Mr Corbyn repeated that “one anti-Semite is too many”, but then said the number of complaints had been “exaggerated”.
Six minutes after the clip aired, Labour released a statement saying they had suspended Mr Corbyn from the party.
It read: “In light of his comments made today and his failure to retract them subsequently, the Labour Party has suspended Jeremy Corbyn pending investigation.”
Sir Keir clarified on Friday morning that it was Mr Corbyn’s comments about the “exaggeration” of anti-Semitism that was the main reason for his suspension.
He said it was not his decision, but that of the party’s general secretary, David Evans.
However, Sir Keir said, while “difficult”, it was the “right action” and he fully supported it.
Speaking after his suspension, Mr Corbyn said he would “strongly contest” what he called a “political intervention”.
He added: “I’ve made absolutely clear that those who deny there has been an anti-Semitism problem in the Labour Party are wrong.

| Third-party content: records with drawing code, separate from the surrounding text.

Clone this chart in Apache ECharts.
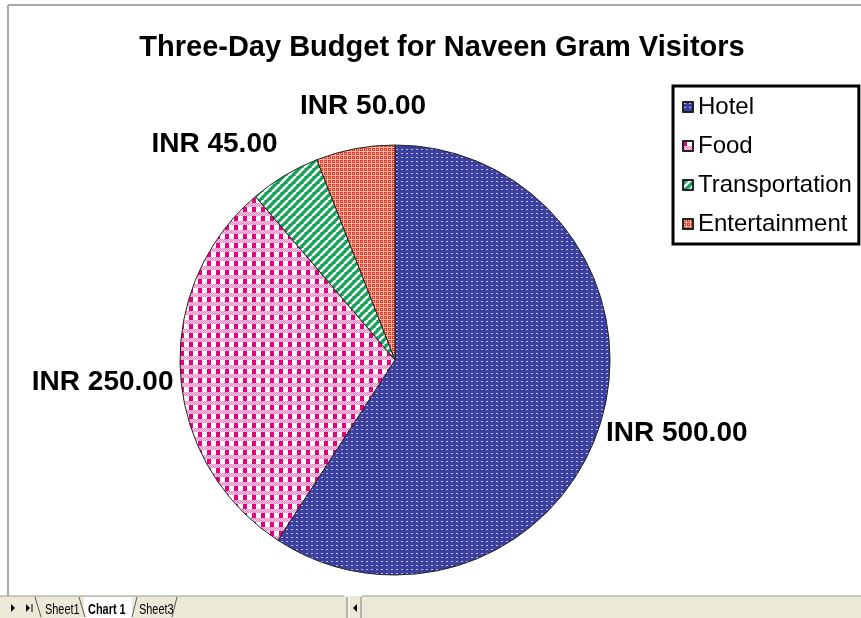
<!DOCTYPE html>
<html><head><meta charset="utf-8">
<script src="https://cdn.jsdelivr.net/npm/echarts@6/dist/echarts.min.js"></script>
<style>html,body{margin:0;padding:0;background:#fff}#chart{width:861px;height:618px}</style>
</head><body><div id="chart"></div>
<script>
// Budget categories and amounts (INR)
const categories = ['Hotel', 'Food', 'Transportation', 'Entertainment'];
const amounts = [500, 250, 45, 50];
const sheetTabs = ['Sheet1', 'Chart 1', 'Sheet3'];

// Small repeating canvas tiles used as hatch fills
function tile(w, h, draw) {
  const c = document.createElement('canvas');
  c.width = w; c.height = h;
  draw(c.getContext('2d'), w, h);
  return { image: c, repeat: 'repeat' };
}
const fills = [
  tile(5, 4, g => { g.fillStyle = '#3c409f'; g.fillRect(0, 0, 5, 4); g.fillStyle = '#b8bbe8'; g.fillRect(1, 1, 2, 1); }),
  tile(9, 9, g => {
    g.fillStyle = '#fff'; g.fillRect(0, 0, 9, 9);
    g.fillStyle = '#e6007e'; g.fillRect(0, 0, 4, 5);
    for (let y = 5; y < 9; y++) for (let x = 0; x < 9; x++) {
      g.fillStyle = ((x + y) % 2) ? '#f27fbf' : '#fbd3e8'; g.fillRect(x, y, 1, 1);
    }
  }),
  tile(8, 8, g => {
    g.fillStyle = '#13a155'; g.fillRect(0, 0, 8, 8);
    g.strokeStyle = '#fff'; g.lineWidth = 2.6;
    for (const o of [-8, 0, 8]) { g.beginPath(); g.moveTo(o, 8); g.lineTo(o + 8, 0); g.stroke(); }
  }),
  tile(4, 4, g => {
    g.fillStyle = '#fab8a8'; g.fillRect(0, 0, 4, 4);
    g.fillStyle = '#ef3b26'; g.fillRect(0, 0, 3, 3);
    g.fillStyle = '#ffe2d8'; g.fillRect(1, 1, 1, 1);
  })
];

// Nudges that place each value label where the workbook puts it
const labelShift = [[-6, 10], [4, 8], [1, -26], [77, -37]];

const font = "'Liberation Sans', Arial, sans-serif";

// Sheet tab strip along the bottom edge
const tabY = 596;
const tabText = (x, text, bold) => ({
  type: 'text', x, y: 610, scaleX: 0.78, originX: 0, originY: 0,
  style: { text, font: (bold ? 'bold ' : '') + '14px ' + font, fill: '#000', verticalAlign: 'middle' }
});
const tabGraphics = [
  { type: 'rect', shape: { x: 0, y: tabY, width: 861, height: 22 }, style: { fill: '#ece9d8' }, silent: true },
  { type: 'line', shape: { x1: 0, y1: tabY, x2: 344, y2: tabY }, style: { stroke: '#9c9a90', lineWidth: 1 } },
  { type: 'line', shape: { x1: 362, y1: tabY, x2: 861, y2: tabY }, style: { stroke: '#9c9a90', lineWidth: 1 } },
  { type: 'polygon', shape: { points: [[11, 604], [11, 612], [15, 608]] }, style: { fill: '#000' } },
  { type: 'polygon', shape: { points: [[26, 604], [26, 612], [30, 608]] }, style: { fill: '#000' } },
  { type: 'line', shape: { x1: 32, y1: 604, x2: 32, y2: 612 }, style: { stroke: '#000', lineWidth: 1 } },
  { type: 'polyline', shape: { points: [[35, 597], [41, 617]] }, style: { stroke: '#555', lineWidth: 1 } },
  { type: 'rect', shape: { x: 84, y: 597, width: 48, height: 21 }, style: { fill: '#fff' } },
  { type: 'polyline', shape: { points: [[79, 597], [85, 617]] }, style: { stroke: '#555', lineWidth: 1 } },
  { type: 'polyline', shape: { points: [[132, 617], [137, 597]] }, style: { stroke: '#555', lineWidth: 1 } },
  { type: 'polyline', shape: { points: [[172, 617], [177, 597]] }, style: { stroke: '#555', lineWidth: 1 } },
  tabText(45, sheetTabs[0], false),
  tabText(88, sheetTabs[1], true),
  tabText(139, sheetTabs[2], false),
  { type: 'line', shape: { x1: 347, y1: 597, x2: 347, y2: 618 }, style: { stroke: '#808080', lineWidth: 1 } },
  { type: 'line', shape: { x1: 349, y1: 597, x2: 349, y2: 618 }, style: { stroke: '#fff', lineWidth: 1 } },
  { type: 'polygon', shape: { points: [[357, 604], [357, 612], [353, 608]] }, style: { fill: '#000' } },
  { type: 'line', shape: { x1: 361, y1: 597, x2: 361, y2: 618 }, style: { stroke: '#808080', lineWidth: 1 } }
];

const chart = echarts.init(document.getElementById('chart'), null, { renderer: 'canvas' });
chart.setOption({
  backgroundColor: '#fff',
  animation: false,
  title: {
    text: 'Three-Day Budget for Naveen Gram Visitors',
    left: 437, top: 28, textAlign: 'center',
    textStyle: { fontFamily: font, fontWeight: 'bold', fontSize: 29, color: '#000' }
  },
  legend: {
    orient: 'vertical',
    left: 673, top: 86,
    padding: [9, 7, 8, 9],
    itemGap: 15,
    itemWidth: 10, itemHeight: 10,
    icon: 'rect',
    borderColor: '#000', borderWidth: 3,
    backgroundColor: '#fff',
    textStyle: { fontFamily: font, fontSize: 24, color: '#000' },
    data: categories
  },
  graphic: [
    { type: 'line', shape: { x1: 8, y1: 5, x2: 861, y2: 5 }, style: { stroke: '#a8a8a8', lineWidth: 2 } },
    { type: 'line', shape: { x1: 8, y1: 5, x2: 8, y2: 596 }, style: { stroke: '#a8a8a8', lineWidth: 2 } },
    ...tabGraphics
  ],
  series: [{
    type: 'pie',
    center: [395, 360],
    radius: 215,
    startAngle: 90,
    clockwise: true,
    avoidLabelOverlap: false,
    itemStyle: { borderColor: '#222', borderWidth: 1 },
    label: {
      show: true, position: 'outside',
      formatter: p => 'INR ' + p.value.toFixed(2),
      fontFamily: font, fontWeight: 'bold', fontSize: 28, color: '#000'
    },
    labelLine: { show: false, length: 6, length2: 0 },
    labelLayout: p => ({ dx: labelShift[p.dataIndex][0], dy: labelShift[p.dataIndex][1] }),
    emphasis: { disabled: true },
    data: categories.map((name, i) => ({ name, value: amounts[i], itemStyle: { color: fills[i] } }))
  }]
});
</script></body></html>
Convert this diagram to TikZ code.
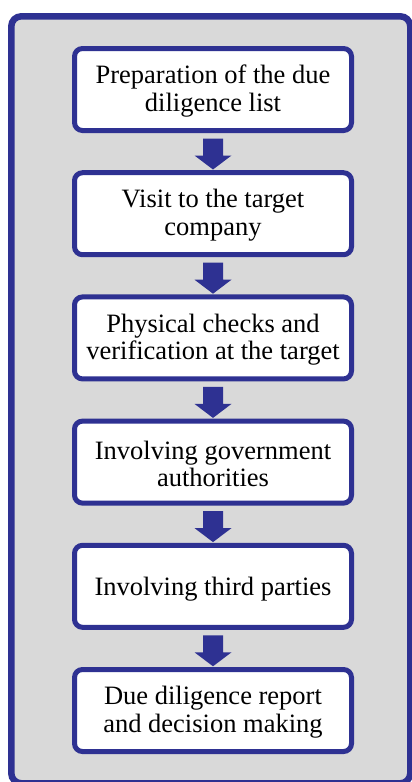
\documentclass[tikz,border=0pt]{standalone}
\usepackage{fontspec}
\setmainfont{Liberation Serif}
\usetikzlibrary{calc}
\definecolor{dblue}{RGB}{46,49,146}
\definecolor{lgrey}{RGB}{217,217,217}
\begin{document}
\begin{tikzpicture}[x=1pt,y=-1pt,
  stepbox/.style={draw=dblue, line width=5pt, fill=white, rounded corners=8pt,
    minimum width=277pt, minimum height=82pt, inner sep=0pt},
  steptext/.style={align=center, inner sep=0pt,
    font=\fontsize{26.5pt}{27.8pt}\selectfont},
  blockarrow/.style={fill=dblue}
]
\useasboundingbox (0,0) rectangle (412,782);
\begin{scope}
\clip (0,0) rectangle (412,782);
\draw[draw=dblue, fill=lgrey, line width=6.5pt, rounded corners=10pt] (11.3,16.3) rectangle (410.3,783.3);
\end{scope}
\node[stepbox] (b1) at (213,89.5) {};
\node[stepbox] (b2) at (213,213.7) {};
\node[stepbox] (b3) at (213,337.9) {};
\node[stepbox] (b4) at (213,462.1) {};
\node[stepbox] (b5) at (213,586.3) {};
\node[stepbox] (b6) at (213,710.5) {};
\node[steptext] (t1) at ([yshift=-1.8pt]b1.center) {Preparation of the due\\diligence list};
\node[steptext] (t2) at ([yshift=-1.8pt]b2.center) {Visit to the target\\company};
\node[steptext] (t3) at ([yshift=-1.8pt]b3.center) {Physical checks and\\verification at the target};
\node[steptext] (t4) at ([yshift=-1.8pt]b4.center) {Involving government\\authorities};
\node[steptext] (t5) at ([yshift=-2.5pt]b5.center) {Involving third parties};
\node[steptext] (t6) at ([yshift=-1.8pt]b6.center) {Due diligence report\\and decision making};
\foreach \a in {b1,b2,b3,b4,b5}{
  \fill[blockarrow] ([shift={(-10pt,-5.5pt)}]\a.south) -- ++(20pt,0pt) -- ++(0pt,-17pt)
    -- ++(8.5pt,0pt) -- ++(-18.5pt,-14pt) -- ++(-18.5pt,14pt) -- ++(8.5pt,0pt) -- cycle;
}
\end{tikzpicture}
\end{document}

“It’s also undeniable that a false impression has been created of the number of members accused of anti-Semitism, as polling shows: that is what has been overstated, not the seriousness of the problem.”
Now, this is the part we are not so clear on.
We know there will now be a disciplinary procedure within the party under its governance and legal unit.
The decision of any further action against Mr Corbyn – such as expelling him from the party – or his reinstatement, will be taking by Labour’s National Executive Committee, not the leadership.
After many years of having a majority on the left of the party, allies of the new leader have a slim majority on the NEC.
But Sir Keir has said he will not interfere in the process.
So, we will just have to wait to see the conclusion of the Labour Party investigation.